Gallant In Fall's Hottest Men's Looks: 'Dad' Sneakers and Offbeat Suits
A couple of hours from now, Christopher Gallant will be in a Los Angeles loft, looking thoroughly at home in a mix of vibrantly patterned jackets and trousers and an array of high-fashion dad sneakers, the throwback look of the moment. But right now, as he slides into a red vinyl booth at a downtown L.A. diner, the 25-year-old singer is wearing a fuzzy, chestnut-colored tracksuit with white piping. “I look like a fucking ’70s couch,” admits Gallant. “But it feels so good. I like the way shit feels. I like comfort.”
When it comes to music, Gallant is quick to step out of his comfort zone. Following his roundly acclaimed 2016 debut, Ology, which was nominated for a best urban contemporary album Grammy (he lost to Beyoncé), he’s now at work on LP No. 2, with a wide range of producers including DJ Mustard, Salaam Remi and Max Martin.
Ology showcased Gallant’s elastic voice -- an arresting tenor that swoops from gossamer falsetto to guttural wail -- and his genre-blind approach to mixing vintage soul, glistening modern pop and futuristic electronica. “When I was a kid, I literally thought, ‘If you’re black, you’re only allowed to make certain types of music,’” says Gallant. “Then I saw Seal’s ‘Crazy’ video. He showed me there are no rules.” The admiration is now mutual: “When Gallant opens his heart and sings, I don’t hear R&B -- I hear him,” says Seal. “He knows exactly who he is but remains open.”
That means expanding his horizons both in and out of the studio. “It has felt so right with Max since day one, which I wouldn't necessarily expect,” says Gallant of working with Martin. He’s filming new episodes of In the Room, a series of acoustic duets that has included Andra Day, John Legend (with whom Gallant toured this past spring), Sufjan Stevens and, coming soon, Moby and Dua Lipa. He also happens to have a runaway hit in South Korea: “Cave Me In,” with K-pop mavericks Tablo and Eric Nam. (With 5.3 million YouTube views, it bests even “Weight in Gold,” Gallant’s biggest hit on his own.)

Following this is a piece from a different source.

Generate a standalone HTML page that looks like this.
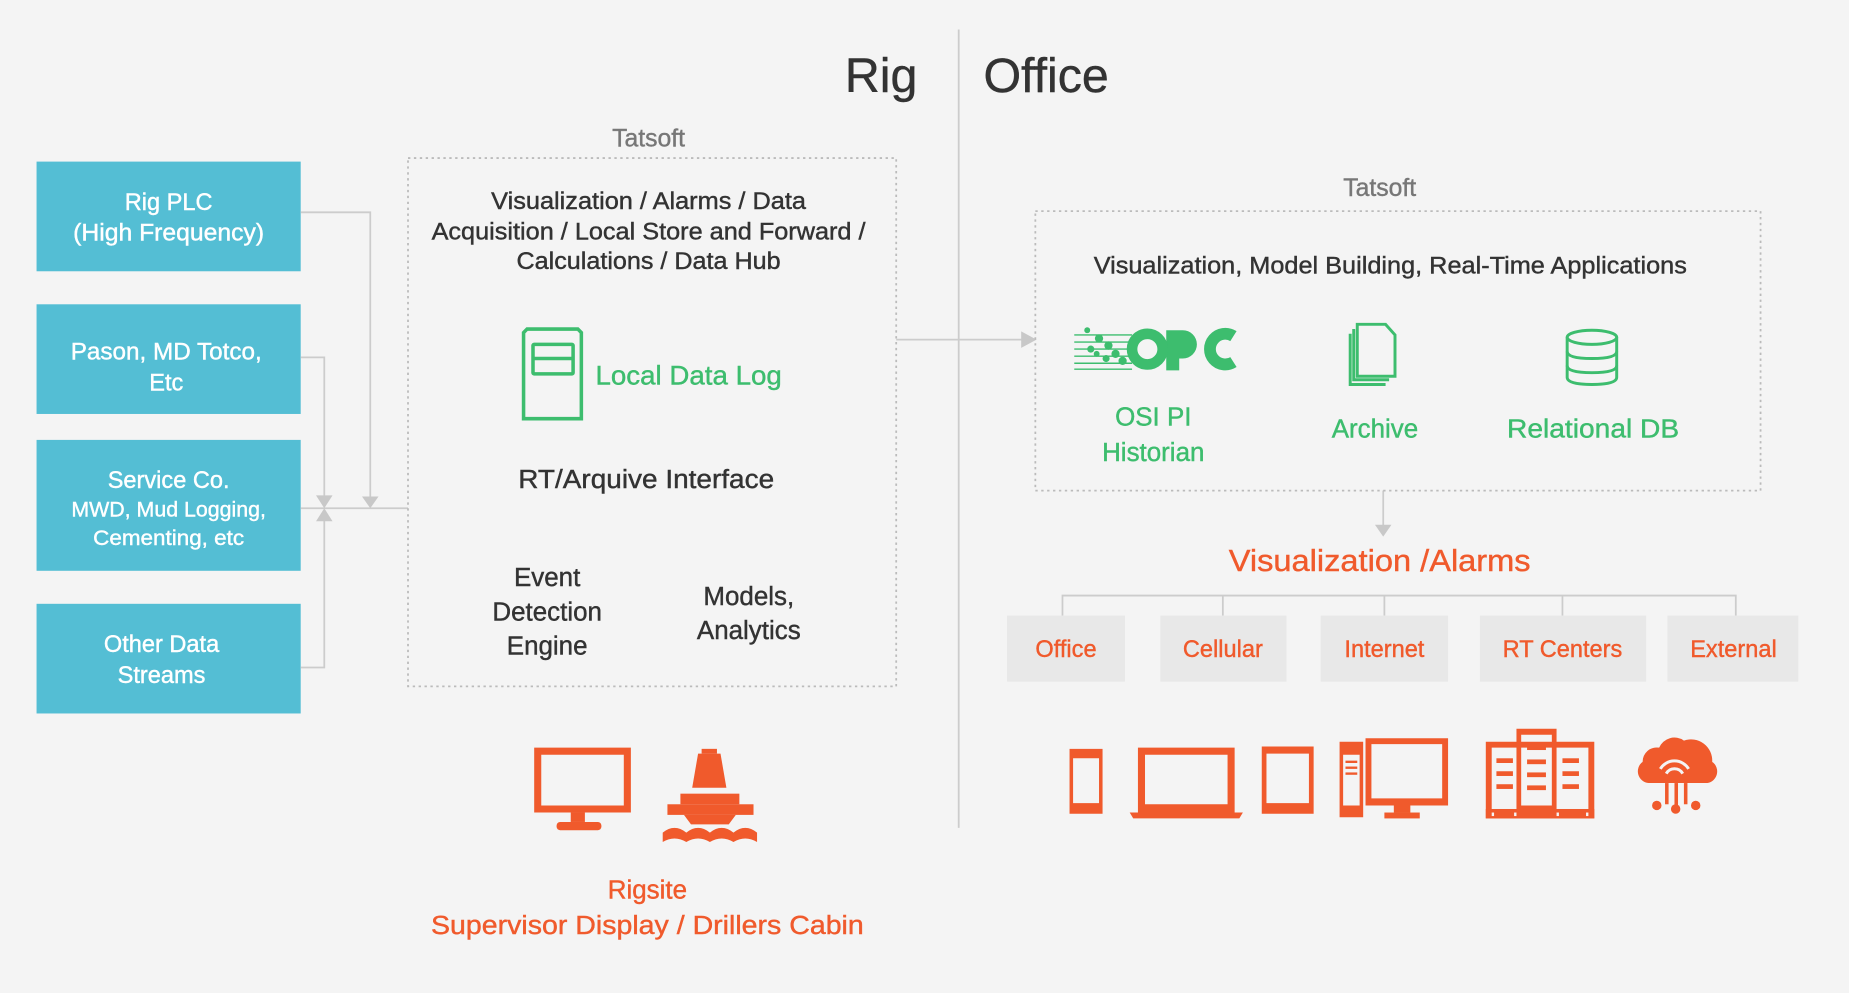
<!DOCTYPE html>
<html><head><meta charset="utf-8"><style>
html,body{margin:0;padding:0;background:#f4f4f4;width:1849px;height:993px;overflow:hidden}
svg{display:block}
text{font-family:"Liberation Sans",sans-serif;stroke-width:0.35px}
</style></head><body>
<svg width="1849" height="993" viewBox="0 0 1568 842" xmlns="http://www.w3.org/2000/svg">
<rect width="1568" height="842" fill="#f4f4f4"/>
<text x="778" y="78" font-size="41" fill="#333" stroke="#333" text-anchor="end">Rig</text>
<text x="834" y="78" font-size="41" fill="#333" stroke="#333">Office</text>
<line x1="813" y1="25" x2="813" y2="702" stroke="#ccc" stroke-width="1.5"/>

<g fill="#54bed4">
<rect x="31" y="137" width="224" height="93"/>
<rect x="31" y="258" width="224" height="93"/>
<rect x="31" y="373" width="224" height="111"/>
<rect x="31" y="512" width="224" height="93"/>
</g>
<g fill="#fff" stroke="#fff" font-size="20" text-anchor="middle">
<text x="143" y="178">Rig PLC</text>
<text x="143" y="204" textLength="162" lengthAdjust="spacingAndGlyphs">(High Frequency)</text>
<text x="141" y="305" textLength="162" lengthAdjust="spacingAndGlyphs">Pason, MD Totco,</text>
<text x="141" y="331">Etc</text>
<text x="143" y="414">Service Co.</text>
<text x="143" y="438" font-size="18" textLength="165" lengthAdjust="spacingAndGlyphs">MWD, Mud Logging,</text>
<text x="143" y="462" font-size="18" textLength="128" lengthAdjust="spacingAndGlyphs">Cementing, etc</text>
<text x="137" y="553">Other Data</text>
<text x="137" y="579">Streams</text>
</g>

<g stroke="#ccc" stroke-width="1.5" fill="none">
<polyline points="255,180 314,180 314,425"/>
<polyline points="255,303 275,303 275,425"/>
<polyline points="255,566 275,566 275,437"/>
<line x1="255" y1="431" x2="346" y2="431"/>
<line x1="760" y1="288" x2="870" y2="288"/>
<line x1="1173" y1="416" x2="1173" y2="446"/>
<polyline points="901,522 901,505 1472,505 1472,522"/>
<line x1="1037" y1="505" x2="1037" y2="522"/>
<line x1="1174" y1="505" x2="1174" y2="522"/>
<line x1="1325" y1="505" x2="1325" y2="522"/>
</g>
<g fill="#c8c8c8">
<polygon points="307,421 321,421 314,431"/>
<polygon points="268,420 282,420 275,431"/>
<polygon points="268,442 282,442 275,431"/>
<polygon points="866,281 866,295 879,288"/>
<polygon points="1166,445 1180,445 1173,455"/>
</g>

<text x="550" y="124" font-size="21" fill="#777" stroke="#777" text-anchor="middle">Tatsoft</text>
<rect x="346" y="134" width="414" height="448" fill="none" stroke="#bbb" stroke-width="1.5" stroke-dasharray="2,3"/>
<g font-size="20" fill="#333" stroke="#333" text-anchor="middle">
<text x="550" y="177" textLength="267" lengthAdjust="spacingAndGlyphs">Visualization / Alarms / Data</text>
<text x="550" y="203" textLength="368" lengthAdjust="spacingAndGlyphs">Acquisition / Local Store and Forward /</text>
<text x="550" y="228" textLength="224" lengthAdjust="spacingAndGlyphs">Calculations / Data Hub</text>
<text x="548" y="414" font-size="22" textLength="217" lengthAdjust="spacingAndGlyphs">RT/Arquive Interface</text>
<text x="464" y="497" font-size="22">Event</text>
<text x="464" y="526" font-size="22">Detection</text>
<text x="464" y="555" font-size="22">Engine</text>
<text x="635" y="513" font-size="22">Models,</text>
<text x="635" y="542" font-size="22">Analytics</text>
</g>
<g fill="none" stroke="#3dbd6e" stroke-width="3">
<path d="M444,282 L447,279 L490,279 L493,282 L493,355 L444,355 Z"/>
<rect x="452" y="292" width="34" height="25" rx="1"/>
<line x1="452" y1="304" x2="486" y2="304"/>
</g>
<text x="505" y="326" font-size="23" fill="#3dbd6e" stroke="#3dbd6e" textLength="158" lengthAdjust="spacingAndGlyphs">Local Data Log</text>

<g fill="#f05a2c">
<path d="M453,634 h82 v55 h-82 z M459,640 v43 h70 v-43 z" fill-rule="evenodd"/>
<rect x="484" y="689" width="12" height="8"/>
<rect x="472" y="697" width="38" height="7" rx="3"/>
<rect x="595" y="635" width="13" height="4"/>
<polygon points="592,639 611,639 616,668 587,668"/>
<rect x="577" y="673" width="50" height="9"/>
<rect x="566" y="682" width="73" height="9"/>
<path d="M580,691 h44 l-6,8 h-32 z"/>
<path d="M562,706 q10,-8 20,0 q10,-8 20,0 q10,-8 20,0 q10,-8 20,0 v8 q-10,-6 -20,0 q-10,-6 -20,0 q-10,-6 -20,0 q-10,-6 -20,0 z"/>
</g>
<text x="549" y="762" font-size="22" fill="#f05a2c" stroke="#f05a2c" text-anchor="middle">Rigsite</text>
<text x="549" y="792" font-size="22" fill="#f05a2c" stroke="#f05a2c" text-anchor="middle" textLength="367" lengthAdjust="spacingAndGlyphs">Supervisor Display / Drillers Cabin</text>

<text x="1170" y="166" font-size="21" fill="#777" stroke="#777" text-anchor="middle">Tatsoft</text>
<rect x="878" y="179" width="615" height="237" fill="none" stroke="#bbb" stroke-width="1.5" stroke-dasharray="2,3"/>
<text x="1179" y="232" font-size="20" fill="#333" stroke="#333" text-anchor="middle" textLength="503" lengthAdjust="spacingAndGlyphs">Visualization, Model Building, Real-Time Applications</text>
<g fill="#3dbd6e">
<g stroke="#3dbd6e" stroke-width="1.2">
<line x1="911" y1="284" x2="960" y2="284"/><line x1="911" y1="290" x2="960" y2="290"/>
<line x1="911" y1="296" x2="960" y2="296"/><line x1="911" y1="302" x2="960" y2="302"/>
<line x1="911" y1="308" x2="960" y2="308"/><line x1="911" y1="313" x2="960" y2="313"/>
</g>
<circle cx="922" cy="280" r="2.5"/><circle cx="932" cy="287" r="3.5"/><circle cx="940" cy="293" r="3.5"/><circle cx="946" cy="300" r="3.5"/>
<circle cx="925" cy="296" r="3"/><circle cx="952" cy="306" r="3.5"/><circle cx="938" cy="304" r="3"/><circle cx="930" cy="300" r="2.5"/>
<path d="M989,280 h14 a12,12 0 0 1 0,24 h-3 v10 h-11 z"/>
</g>
<circle cx="973" cy="296" r="13" fill="none" stroke="#3dbd6e" stroke-width="9"/>
<path d="M1046,285 a13,13 0 1 0 0,22" fill="none" stroke="#3dbd6e" stroke-width="10"/>
<text x="978" y="361" font-size="22" fill="#3dbd6e" stroke="#3dbd6e" text-anchor="middle">OSI PI</text>
<text x="978" y="391" font-size="22" fill="#3dbd6e" stroke="#3dbd6e" text-anchor="middle">Historian</text>
<g fill="none" stroke="#3dbd6e" stroke-width="2.5">
<path d="M1151,275 h24 l8,9 v35 h-32 z"/>
<path d="M1148,279 v43 h30"/>
<path d="M1145,283 v43 h30"/>
</g>
<text x="1166" y="371" font-size="22" fill="#3dbd6e" stroke="#3dbd6e" text-anchor="middle">Archive</text>
<g fill="none" stroke="#3dbd6e" stroke-width="2.5">
<ellipse cx="1350" cy="286" rx="21" ry="6"/>
<path d="M1329,286 v34 q0,6 21,6 q21,0 21,-6 v-34"/>
<path d="M1329,298 q0,6 21,6 q21,0 21,-6"/>
<path d="M1329,310 q0,6 21,6 q21,0 21,-6"/>
</g>
<text x="1351" y="371" font-size="22" fill="#3dbd6e" stroke="#3dbd6e" text-anchor="middle" textLength="146" lengthAdjust="spacingAndGlyphs">Relational DB</text>

<text x="1170" y="484" font-size="26" fill="#f05a2c" stroke="#f05a2c" text-anchor="middle" textLength="256" lengthAdjust="spacingAndGlyphs">Visualization /Alarms</text>
<g fill="#e8e8e8">
<rect x="854" y="522" width="100" height="56"/>
<rect x="984" y="522" width="107" height="56"/>
<rect x="1120" y="522" width="108" height="56"/>
<rect x="1255" y="522" width="141" height="56"/>
<rect x="1414" y="522" width="111" height="56"/>
</g>
<g font-size="20" fill="#f05a2c" stroke="#f05a2c" text-anchor="middle">
<text x="904" y="557">Office</text>
<text x="1037" y="557">Cellular</text>
<text x="1174" y="557">Internet</text>
<text x="1325" y="557">RT Centers</text>
<text x="1470" y="557">External</text>
</g>

<g fill="#f05a2c">
<path d="M907,635 h28 v55 h-28 z M910,643 v38 h22 v-38 z" fill-rule="evenodd" />
<path d="M965,634 h82 v57 h-82 z M971,640 v42 h70 v-42 z" fill-rule="evenodd"/>
<path d="M958,689 h96 l-3,5 h-90 z"/>
<path d="M1070,633 h44 v57 h-44 z M1074,639 v42 h36 v-42 z" fill-rule="evenodd"/>
<path d="M1136,629 h20 v64 h-20 z M1139,640 v43 h14 v-43 z" fill-rule="evenodd"/>
<path d="M1158,626 h70 v57 h-70 z M1163,631 v46 h60 v-46 z" fill-rule="evenodd"/>
<rect x="1182" y="683" width="14" height="6"/><rect x="1174" y="689" width="30" height="5"/>
<path d="M1260,629 h92 v65 h-92 z M1265,634 v52 h82 v-52 z" fill-rule="evenodd"/>
<path d="M1286,618 h34 v68 h-34 z M1290,623 v60 h26 v-60 z" fill-rule="evenodd"/>
<rect x="1260" y="686" width="92" height="8"/>
<path d="M1428,628 a18,18 0 0 1 24,18 a10,10 0 0 1 -4,18 h-50 a10,10 0 0 1 -5,-18 a12,12 0 0 1 14,-12 a14,14 0 0 1 21,-6 z"/>
<rect x="1412" y="664" width="3" height="18"/><rect x="1420" y="664" width="3" height="20"/><rect x="1428" y="664" width="3" height="18"/>
<circle cx="1405" cy="683" r="4"/><circle cx="1421" cy="686" r="4"/><circle cx="1438" cy="683" r="4"/>
<rect x="1269" y="643" width="14" height="4"/><rect x="1269" y="654" width="14" height="4"/><rect x="1269" y="665" width="14" height="4"/>
<rect x="1295" y="632" width="16" height="4"/><rect x="1295" y="644" width="16" height="4"/><rect x="1295" y="655" width="16" height="4"/><rect x="1295" y="666" width="16" height="4"/>
<rect x="1325" y="643" width="14" height="4"/><rect x="1325" y="654" width="14" height="4"/><rect x="1325" y="665" width="14" height="4"/>
<rect x="1141" y="645" width="10" height="2"/><rect x="1141" y="650" width="10" height="2"/><rect x="1141" y="655" width="10" height="2"/>
</g>
<g fill="#f4f4f4">
<rect x="1265" y="689" width="2" height="3"/><rect x="1284" y="689" width="2" height="3"/><rect x="1320" y="689" width="2" height="3"/><rect x="1345" y="689" width="2" height="3"/>
</g>
<g fill="none" stroke="#f4f4f4" stroke-width="2.5">
<path d="M1408,652 a14,14 0 0 1 24,0"/><path d="M1413,656 a8,8 0 0 1 14,0"/>
</g>
</svg>
</body></html>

“I don’t know if Gallant is capable of singing a bad note,” says Moby, who found the singer after asking a friend to point him to today’s “Sam Cookes and Otis Reddings.” And while he exudes a sophistication and raw energy onstage that recalls those legends, Gallant is a man of quieter pleasures when at home in the San Fernando Valley: reading non-fiction (recently Dreamland, about opiate addiction), playing Nintendo Switch (“I called all the stores when it came out -- I love having the console first”) and watching Cartoon Network. “I’m pissed I’m missing Comic-Con right now,” he says with tangible FOMO. He recently voiced a character for Cartoon Network’s We Bare Bears and plans to do more voice acting soon. “It makes me feel like a kid,” he confesses with a rare grin.
Later in the afternoon, Gallant is grooving, eyes closed, to Brandy’s eponymous 1994 album, his lanky frame draped in bold prints, baggy pants and a tailored blazer. “I like the way it’s loose, unpretentious,” says Gallant, a fan of edgy suiting who has worn normcore -- deliberately ordinary looking, that is -- Adidas on the red carpet. “I could be part of 112 -- that’d be tight.” He’s nostalgic for that R&B quartet’s heydey. “I wish I was born in ’82 so I could grow up in the mid-’90s,” he muses -- and for a moment, like when he’s singing, he seems like a man who has slipped free of history. “When I’m onstage it feels like I’m jumping out of space into this other reality where I can manipulate the fabric of time. It feels like I could do anything.”